The euro was steady on Friday but was vulnerable on the downside after European leaders sought to play down expectations of progress on the euro zone's debt crisis this weekend, with investors still keen to sell it on rallies.
Deep divisions between France and Germany over the best way to bolster the regional bailout fund's firepower sent the common currency lower against the safe-haven Japanese yen and Swiss franc.
Failure to agree on leveraging the EFSF will hurt confidence in the euro zone's ability to manage its debt crisis after nearly two years of trying to get on top of a problem that started in Greece and now threatens to engulf major economies Italy, Spain and even France.
Investors were hoping European leaders would make progress at a summit on Sunday, but France and Germany said no firm decisions will be made until a second meeting on Wednesday, increasing investors' skepticism over policymakers' ability to dig the euro zone out of its deepening crisis.

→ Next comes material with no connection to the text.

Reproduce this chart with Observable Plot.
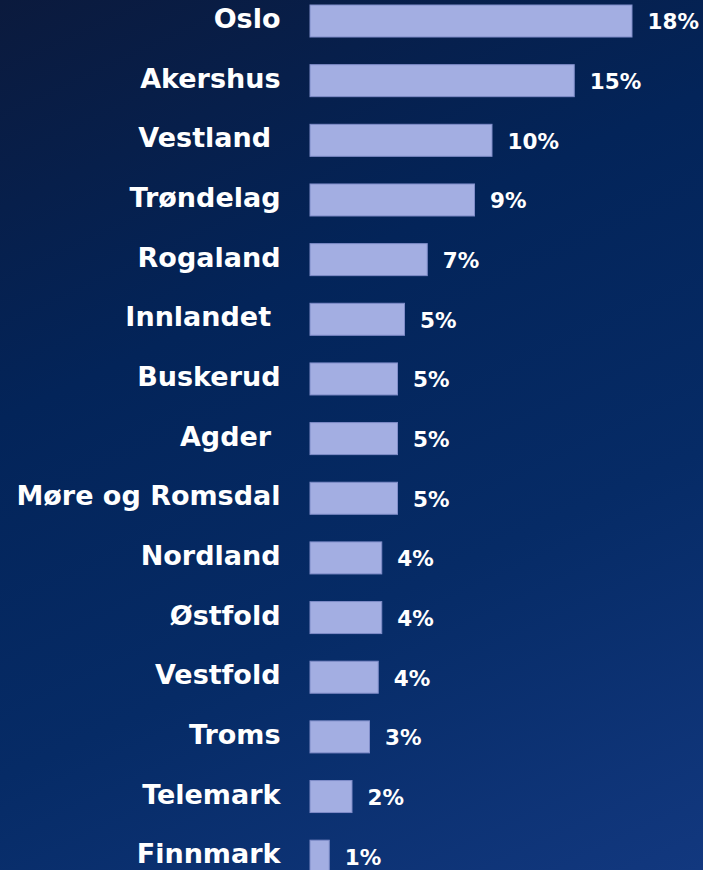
<!DOCTYPE html>
<html>
<head>
<meta charset="utf-8">
<script src="https://cdn.jsdelivr.net/npm/d3@7"></script>
<script src="https://cdn.jsdelivr.net/npm/@observablehq/plot@0.6"></script>
<style>
  html, body { margin: 0; padding: 0; }
  body {
    width: 703px; height: 870px; overflow: hidden;
    background: linear-gradient(155deg, #0b1a3d 0%, #032459 35%, #062b66 65%, #12387f 100%);
  }
  svg text { white-space: pre; }
</style>
</head>
<body>
<div id="chart"></div>
<script>
const regions = ["Oslo", "Akershus", "Vestland ", "Trøndelag", "Rogaland", "Innlandet ", "Buskerud", "Agder ", "Møre og Romsdal", "Nordland", "Østfold", "Vestfold", "Troms", "Telemark", "Finnmark"];
const shares = [18.4, 15.1, 10.4, 9.4, 6.7, 5.4, 5.0, 5.0, 5.0, 4.1, 4.1, 3.9, 3.4, 2.4, 1.1];

const data = regions.map((r, i) => ({region: r, share: shares[i], label: Math.round(shares[i]) + "%"}));

const chart = Plot.plot({
  width: 703,
  height: 870,
  marginLeft: 310,
  marginRight: 71,
  marginTop: 0,
  marginBottom: 0,
  style: {background: "transparent", fontFamily: "DejaVu Sans", overflow: "visible"},
  x: {domain: [0, 18.4], axis: null},
  y: {domain: regions, range: [5, 872.2], round: false, paddingInner: 0.4634, paddingOuter: 0, align: 0, axis: null},
  marks: [
    Plot.barX(data, {y: "region", x: "share", fill: "#a3aee2", stroke: "#7f8cc8", strokeWidth: 1}),
    Plot.text(data, {y: "region", x: 0, text: "region", textAnchor: "end", dx: -30, dy: -2, fill: "white", fontSize: 27, fontWeight: "bold"}),
    Plot.text(data, {y: "region", x: "share", text: "label", textAnchor: "start", dx: 15, dy: 1, fill: "white", fontSize: 21.5, fontWeight: "bold"})
  ]
});
document.getElementById("chart").appendChild(chart);
</script>
</body>
</html>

The euro was flat against the dollar at $1.3780, recovering from a session low of $1.3704, but was on track for its first weekly loss in three weeks. Still, it has held above its nine-month low hit in early October, with the common currency lifted in part by paring back of some of the extreme bearish positioning by speculators.
The euro is being driven by short-term players with longer-term investors like asset managers all holding short positions and on the sidelines, said Manuel Oliveri, currency strategist at UBS in Zurich.
There is a lot of international pressure on the euro zone leaders to come up with a solution. So if there is one, we could see the euro bounce.
Traders said there were decent offers to sell the euro around $1.3785-95 with sizeable sell orders from Asian investors above $1.3820. On the downside, the euro may find support at $1.3700, with plenty of euro bids said to be lurking at levels between $1.3700 and $1.3650.
Below those levels, further support looms at the 100-week moving average at $1.3669 briefly breached on Thursday, while $1.3650 marks two daily lows hit earlier this week with Asian sovereign bids around the level.
The euro is holding up quite well for now but I don't think there will be much tolerance for rallies. Even if we do get some positive news out of the EU summits, a move back toward $1.40 will be sold into heavily, said Jane Foley, senior currency strategist at Rabobank.
Traders said given the euro's extreme sensitivity to headlines, investors were preferring to go neutral into the weekend.
Reflecting the short-term volatility in the common currency, euro/dollar implied vols were trading around two-week highs. One-month vols was trading around 15.75 percent, up from 15.50 percent on Thursday with risk-reversals still showing downside risks for the euro.
Investors shrugged off German IFO data which showed business sentiment falling for the fourth month in a row in October, adding to fears that Europe's growth engine could be slowing.
Investors are reluctant to add to positions given the risk events in coming days. Even after those are out of the way, cyclically the euro is likely to weaken as ECB rate cuts are looming. We are bearish and expect it to drop to $1.30 by year end, said George Saravelos, G10 FX strategist, at Deutsche Bank.
Against the yen, the common currency fell 0.2 percent to 105.66 yen, while against the Swiss currency the euro was down 0.4 percent at 1.2268 francs.
The greenback was down 0.2 percent on the yen, last changing hands at 76.68, while the dollar index was down 0.2 percent on the day at 76.816.